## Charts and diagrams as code
-- -- --
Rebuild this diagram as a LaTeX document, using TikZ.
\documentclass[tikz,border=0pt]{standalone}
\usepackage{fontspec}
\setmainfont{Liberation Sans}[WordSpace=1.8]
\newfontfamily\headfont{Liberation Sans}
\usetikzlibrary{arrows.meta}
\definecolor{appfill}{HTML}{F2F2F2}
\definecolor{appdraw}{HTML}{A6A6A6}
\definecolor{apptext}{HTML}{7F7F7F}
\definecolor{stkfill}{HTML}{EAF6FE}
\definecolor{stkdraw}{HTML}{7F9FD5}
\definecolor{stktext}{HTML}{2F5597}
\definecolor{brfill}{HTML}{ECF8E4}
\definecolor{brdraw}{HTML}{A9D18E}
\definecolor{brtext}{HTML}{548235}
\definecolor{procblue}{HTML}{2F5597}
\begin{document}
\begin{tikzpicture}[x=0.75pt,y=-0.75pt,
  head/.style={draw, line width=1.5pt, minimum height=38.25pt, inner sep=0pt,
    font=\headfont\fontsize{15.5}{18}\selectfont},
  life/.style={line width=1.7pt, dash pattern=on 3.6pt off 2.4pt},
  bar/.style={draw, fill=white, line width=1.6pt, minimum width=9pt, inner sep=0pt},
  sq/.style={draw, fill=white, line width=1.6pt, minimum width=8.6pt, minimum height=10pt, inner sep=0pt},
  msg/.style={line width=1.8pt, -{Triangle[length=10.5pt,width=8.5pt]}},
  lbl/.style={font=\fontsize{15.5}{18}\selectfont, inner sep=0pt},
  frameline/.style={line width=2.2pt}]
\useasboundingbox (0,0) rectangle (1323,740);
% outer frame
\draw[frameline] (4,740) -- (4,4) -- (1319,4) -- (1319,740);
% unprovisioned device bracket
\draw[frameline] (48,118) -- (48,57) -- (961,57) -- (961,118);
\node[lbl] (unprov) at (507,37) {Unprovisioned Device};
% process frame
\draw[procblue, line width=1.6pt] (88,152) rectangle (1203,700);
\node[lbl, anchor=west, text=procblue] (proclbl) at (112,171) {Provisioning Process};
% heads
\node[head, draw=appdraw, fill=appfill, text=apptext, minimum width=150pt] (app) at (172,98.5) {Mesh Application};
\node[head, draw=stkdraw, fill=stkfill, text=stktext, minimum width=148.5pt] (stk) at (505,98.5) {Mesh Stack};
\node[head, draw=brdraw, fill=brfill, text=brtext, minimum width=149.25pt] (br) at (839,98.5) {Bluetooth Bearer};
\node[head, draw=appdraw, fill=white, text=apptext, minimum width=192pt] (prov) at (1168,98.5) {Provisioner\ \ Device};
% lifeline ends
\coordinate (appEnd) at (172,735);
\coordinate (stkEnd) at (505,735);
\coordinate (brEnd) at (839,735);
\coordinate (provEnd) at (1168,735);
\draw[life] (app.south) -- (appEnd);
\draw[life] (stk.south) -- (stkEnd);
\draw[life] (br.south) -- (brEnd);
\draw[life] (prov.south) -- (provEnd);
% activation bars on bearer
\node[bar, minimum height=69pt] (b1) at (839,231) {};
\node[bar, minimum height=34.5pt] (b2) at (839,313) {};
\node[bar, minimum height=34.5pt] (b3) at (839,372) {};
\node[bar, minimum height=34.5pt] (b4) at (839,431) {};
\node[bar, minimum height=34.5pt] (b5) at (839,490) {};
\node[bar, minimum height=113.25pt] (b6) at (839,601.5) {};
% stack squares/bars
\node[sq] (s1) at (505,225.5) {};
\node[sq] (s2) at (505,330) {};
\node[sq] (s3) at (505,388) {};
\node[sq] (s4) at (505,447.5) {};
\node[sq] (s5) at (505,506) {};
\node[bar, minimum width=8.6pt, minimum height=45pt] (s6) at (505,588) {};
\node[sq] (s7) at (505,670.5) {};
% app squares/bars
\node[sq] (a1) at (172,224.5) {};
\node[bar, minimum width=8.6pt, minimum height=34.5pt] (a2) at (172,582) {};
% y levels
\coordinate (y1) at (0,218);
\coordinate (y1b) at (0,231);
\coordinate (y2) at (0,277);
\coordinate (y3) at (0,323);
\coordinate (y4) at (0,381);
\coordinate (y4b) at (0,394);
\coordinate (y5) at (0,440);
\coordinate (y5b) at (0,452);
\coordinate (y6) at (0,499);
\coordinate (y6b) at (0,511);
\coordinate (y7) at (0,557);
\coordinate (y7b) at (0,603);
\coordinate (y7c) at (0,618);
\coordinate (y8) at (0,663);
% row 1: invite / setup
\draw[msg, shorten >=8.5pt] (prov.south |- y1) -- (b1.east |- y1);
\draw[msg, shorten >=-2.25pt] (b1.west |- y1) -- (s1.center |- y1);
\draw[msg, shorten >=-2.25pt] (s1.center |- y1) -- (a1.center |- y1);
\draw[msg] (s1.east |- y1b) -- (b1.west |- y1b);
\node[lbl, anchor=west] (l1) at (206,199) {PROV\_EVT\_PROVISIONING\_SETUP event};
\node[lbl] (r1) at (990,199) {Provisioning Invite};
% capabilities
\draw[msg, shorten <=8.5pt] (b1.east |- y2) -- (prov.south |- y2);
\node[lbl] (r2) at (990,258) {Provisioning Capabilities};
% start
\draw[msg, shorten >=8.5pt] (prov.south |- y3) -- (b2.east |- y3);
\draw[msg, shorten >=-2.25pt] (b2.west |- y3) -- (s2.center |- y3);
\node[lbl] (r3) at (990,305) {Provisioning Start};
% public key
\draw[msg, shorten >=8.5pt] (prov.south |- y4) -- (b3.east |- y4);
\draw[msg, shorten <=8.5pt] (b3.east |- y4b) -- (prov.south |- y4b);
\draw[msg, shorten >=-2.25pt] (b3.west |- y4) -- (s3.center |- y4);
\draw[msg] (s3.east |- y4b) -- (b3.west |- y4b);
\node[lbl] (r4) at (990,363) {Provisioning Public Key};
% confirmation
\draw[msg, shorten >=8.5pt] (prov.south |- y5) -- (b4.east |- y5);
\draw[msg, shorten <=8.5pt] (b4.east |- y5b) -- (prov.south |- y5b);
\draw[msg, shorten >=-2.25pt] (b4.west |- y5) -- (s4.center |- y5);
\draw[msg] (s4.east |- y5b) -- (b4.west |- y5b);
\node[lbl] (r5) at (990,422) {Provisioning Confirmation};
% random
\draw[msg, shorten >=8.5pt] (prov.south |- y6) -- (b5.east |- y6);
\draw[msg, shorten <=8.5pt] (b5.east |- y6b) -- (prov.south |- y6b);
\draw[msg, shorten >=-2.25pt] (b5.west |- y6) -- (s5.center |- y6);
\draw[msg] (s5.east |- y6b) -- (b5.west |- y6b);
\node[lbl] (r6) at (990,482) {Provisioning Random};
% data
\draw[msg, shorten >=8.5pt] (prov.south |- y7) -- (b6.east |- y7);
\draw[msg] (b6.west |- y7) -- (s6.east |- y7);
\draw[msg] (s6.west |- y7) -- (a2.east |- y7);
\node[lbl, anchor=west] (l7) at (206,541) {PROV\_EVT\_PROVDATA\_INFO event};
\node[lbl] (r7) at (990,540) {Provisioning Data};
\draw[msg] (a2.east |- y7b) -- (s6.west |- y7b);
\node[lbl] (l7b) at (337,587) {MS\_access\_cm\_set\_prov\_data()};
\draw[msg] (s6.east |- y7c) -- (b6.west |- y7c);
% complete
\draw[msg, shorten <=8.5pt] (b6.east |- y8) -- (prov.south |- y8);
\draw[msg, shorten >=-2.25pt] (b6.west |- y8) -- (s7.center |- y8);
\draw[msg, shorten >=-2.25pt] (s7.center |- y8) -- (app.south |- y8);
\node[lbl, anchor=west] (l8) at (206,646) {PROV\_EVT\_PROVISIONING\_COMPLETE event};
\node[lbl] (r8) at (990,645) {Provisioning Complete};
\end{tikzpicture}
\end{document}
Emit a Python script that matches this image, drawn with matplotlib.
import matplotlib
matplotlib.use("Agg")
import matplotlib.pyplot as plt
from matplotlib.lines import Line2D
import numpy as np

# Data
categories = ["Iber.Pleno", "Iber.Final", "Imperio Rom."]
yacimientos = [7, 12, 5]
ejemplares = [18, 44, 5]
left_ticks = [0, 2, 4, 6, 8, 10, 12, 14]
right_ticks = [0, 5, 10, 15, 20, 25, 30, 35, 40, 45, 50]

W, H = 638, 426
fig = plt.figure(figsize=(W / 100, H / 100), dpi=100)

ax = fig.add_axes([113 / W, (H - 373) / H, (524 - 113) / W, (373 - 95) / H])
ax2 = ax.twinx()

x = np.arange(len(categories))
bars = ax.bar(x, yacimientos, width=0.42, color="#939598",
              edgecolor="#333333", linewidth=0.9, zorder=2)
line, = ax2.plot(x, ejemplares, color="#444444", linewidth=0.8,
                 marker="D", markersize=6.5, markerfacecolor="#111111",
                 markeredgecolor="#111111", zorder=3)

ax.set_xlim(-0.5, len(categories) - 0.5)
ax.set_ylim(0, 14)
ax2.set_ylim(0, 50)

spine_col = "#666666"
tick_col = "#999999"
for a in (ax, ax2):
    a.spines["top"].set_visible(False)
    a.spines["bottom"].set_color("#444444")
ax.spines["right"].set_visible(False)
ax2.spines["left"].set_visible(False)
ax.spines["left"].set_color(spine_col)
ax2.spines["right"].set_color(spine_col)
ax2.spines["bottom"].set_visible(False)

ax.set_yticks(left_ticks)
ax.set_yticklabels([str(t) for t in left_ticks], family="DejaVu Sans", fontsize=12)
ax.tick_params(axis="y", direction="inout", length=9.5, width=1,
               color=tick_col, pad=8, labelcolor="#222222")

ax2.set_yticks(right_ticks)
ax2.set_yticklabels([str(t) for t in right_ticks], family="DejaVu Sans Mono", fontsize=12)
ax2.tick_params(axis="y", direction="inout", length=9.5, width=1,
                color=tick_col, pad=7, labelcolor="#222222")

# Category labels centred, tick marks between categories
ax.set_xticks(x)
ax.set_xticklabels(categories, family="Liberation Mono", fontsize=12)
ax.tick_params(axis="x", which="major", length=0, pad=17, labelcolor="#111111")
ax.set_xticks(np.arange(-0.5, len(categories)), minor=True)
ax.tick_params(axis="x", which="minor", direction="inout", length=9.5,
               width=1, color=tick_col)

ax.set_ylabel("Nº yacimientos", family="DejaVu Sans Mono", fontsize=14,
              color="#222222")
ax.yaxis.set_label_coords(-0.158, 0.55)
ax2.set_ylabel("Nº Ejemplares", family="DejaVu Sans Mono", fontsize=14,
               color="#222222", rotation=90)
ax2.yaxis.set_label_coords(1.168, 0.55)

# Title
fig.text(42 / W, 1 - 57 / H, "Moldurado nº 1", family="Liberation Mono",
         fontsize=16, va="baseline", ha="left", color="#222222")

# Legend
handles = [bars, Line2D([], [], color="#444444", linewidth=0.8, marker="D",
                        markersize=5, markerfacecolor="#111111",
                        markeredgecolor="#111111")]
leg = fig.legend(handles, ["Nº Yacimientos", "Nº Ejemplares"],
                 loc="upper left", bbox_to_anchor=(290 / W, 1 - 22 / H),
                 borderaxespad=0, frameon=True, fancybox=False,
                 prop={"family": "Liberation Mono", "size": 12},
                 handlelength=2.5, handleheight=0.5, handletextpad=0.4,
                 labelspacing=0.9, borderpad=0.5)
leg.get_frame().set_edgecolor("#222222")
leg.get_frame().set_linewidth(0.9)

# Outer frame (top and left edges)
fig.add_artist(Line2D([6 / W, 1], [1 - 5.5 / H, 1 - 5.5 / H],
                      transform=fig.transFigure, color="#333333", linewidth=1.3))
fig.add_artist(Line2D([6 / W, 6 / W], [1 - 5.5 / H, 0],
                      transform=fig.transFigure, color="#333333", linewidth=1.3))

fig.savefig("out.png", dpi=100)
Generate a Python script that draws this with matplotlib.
-- -- --
From the records above, retype only the lines starting at the line that contains "Emit a Python" and ending at the line that contains "ax2 = ax.twinx()", both included.

## TASK RESULT
Emit a Python script that matches this image, drawn with matplotlib.
import matplotlib
matplotlib.use("Agg")
import matplotlib.pyplot as plt
from matplotlib.lines import Line2D
import numpy as np

# Data
categories = ["Iber.Pleno", "Iber.Final", "Imperio Rom."]
yacimientos = [7, 12, 5]
ejemplares = [18, 44, 5]
left_ticks = [0, 2, 4, 6, 8, 10, 12, 14]
right_ticks = [0, 5, 10, 15, 20, 25, 30, 35, 40, 45, 50]

W, H = 638, 426
fig = plt.figure(figsize=(W / 100, H / 100), dpi=100)

ax = fig.add_axes([113 / W, (H - 373) / H, (524 - 113) / W, (373 - 95) / H])
ax2 = ax.twinx()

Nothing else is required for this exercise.